Methods: We investigated 30 female subjects (49.0 ± 8.1 years, BMI 30.4 ± 6.7 kg/m(2)) with (n = 12) and without (n = 18) MetS. All subjects participated in a 7-day fast according to Buchinger with a nutritional energy intake of 300 kcal/day and stepwise reintroduction of solid food thereafter. Outcomes were assessed baseline and after fasting and included measures of metabolic and glucoregulatory control, adipokines as well as psychological well-being as assessed by Profile of Mood States (POMS) and Hospital Anxiety and Depression Scale (HADS).

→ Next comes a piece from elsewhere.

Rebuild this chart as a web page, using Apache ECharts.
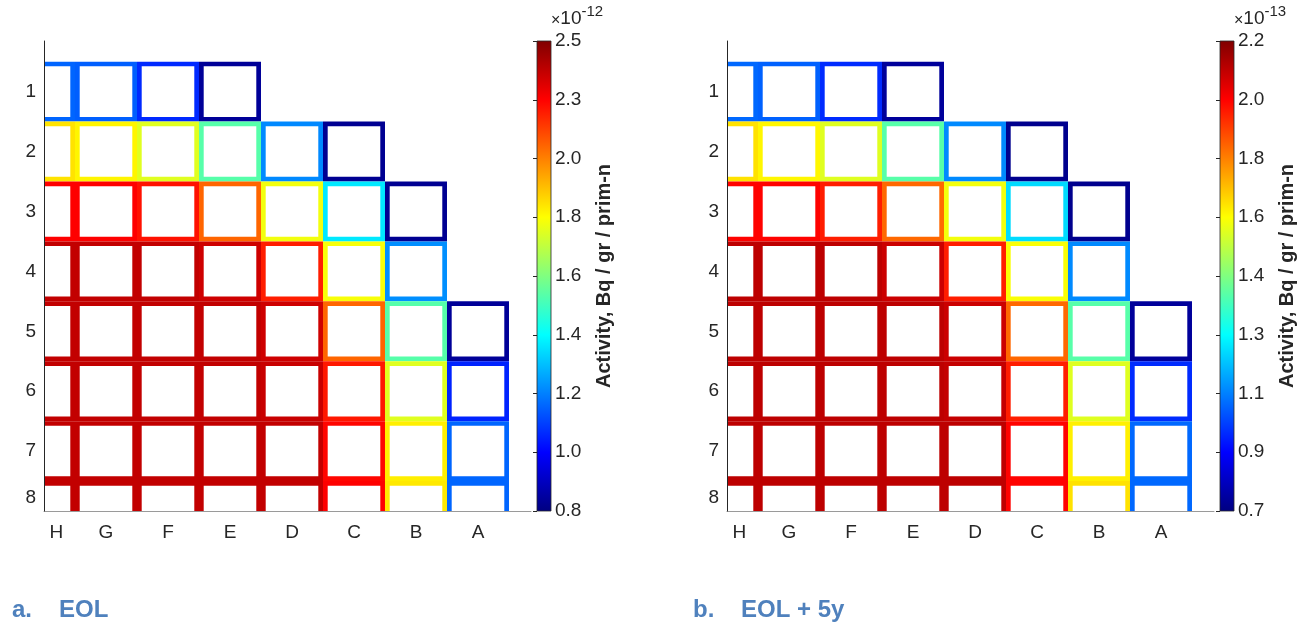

Results: Mean weight decreased from 85.4 ± 18.8 kg to 79.7 ± 18.2 kg accompanied by systolic/diastolic blood pressure (BP) reduction of -16.2 mm Hg (95% CI: -9.1; -23.3 mm Hg) and -6.0 mm Hg (95% CI: -1.8; -10.3 mm Hg), each p < 0.001 and p = 0.005. Fasting led to marked decreases of levels of LDL-cholesterol, leptin, and insulin and increases of levels of adiponectin, leptin receptors, and resistin. Fasting-induced mood enhancement was reflected by decreased anxiety, depression, fatigue, and improved vigor. Patients with MetS showed some greater changes in B P, LDL-cholesterol, triglycerides, adiponectin, leptin, and sleep quality. Fasting was well-tolerated.

Conclusions: Our results point to marked beneficial responses to 7-day modified fasting and a potential role in the prevention of the MetS. Randomized trials with longer observation periods should test the clinical effectiveness of fasting in metabolic diseases.